Benedito Alves reforça a necessidade de parcerias e investimento em novas tecnologias, desde que elas ajudem no desenvolvimento local. Segundo Alves, Ivaporunduva tem atualmente 16 jovens que foram beneficiados com bolsas de estudo e freqüentam o ensino superior à distância, além de outros quatro que já possuem diplomas e hoje trabalham “na comunidade e pela comunidade”.
“Esses jovens sabem que essa região é cobiçada pelas grandes indústrias. Mas sabem também que seus pais e avós lutaram bravamente para manter viva a história e a cultura do nosso povo. Por isso, em vez de tentar proibir, estamos certos de que a melhor opção é conscientizar essa geração para a necessidade de usarem o conhecimento adquirido no desenvolvimento e preservação da cultura quilombola”, alerta Alves. “E eles só podem fazer isso permanecendo aqui”.

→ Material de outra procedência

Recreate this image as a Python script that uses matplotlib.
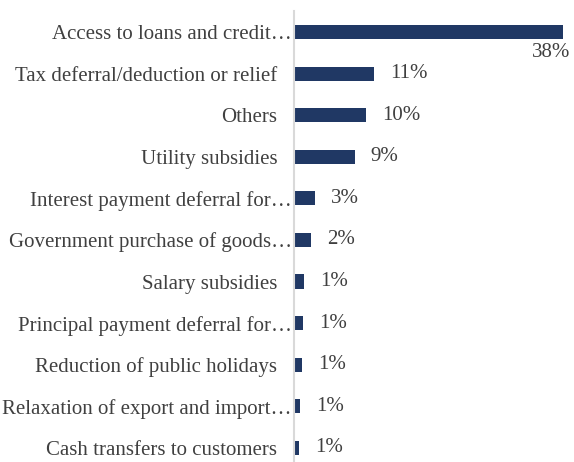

O consumidor e as populações tradicionais
Veja algumas formas pelas quais o consumidor pode contribuir com a sobrevivência das comunidades tradicionais, como o quilombo de Ivaporunduva:
Uma forma direta de apoiar as comunidades tradicionais é comprando seus produtos. Muitas lojas em grandes centros disponibilizam produtos feitos de forma artesanal por essas comunidades ou por grupos de artesãos;
Veja os sites de três associações que trabalham com esses produtos:
Associação Ponto Solidário (http://www.pontosolidario.org.br/),
Associação Mundaréu (http://www.mundareu.org.br/)
e Projeto Terra (http://www.projetoterra.com.br/) ;
Outra forma de colaborar é visitar as comunidades, adquirindo produtos cultivados, produzidos ou vendidos lá;
Ao visitar esses locais, é importante respeitar o patrimônio artístico, arqueológico, ambiental e cultural.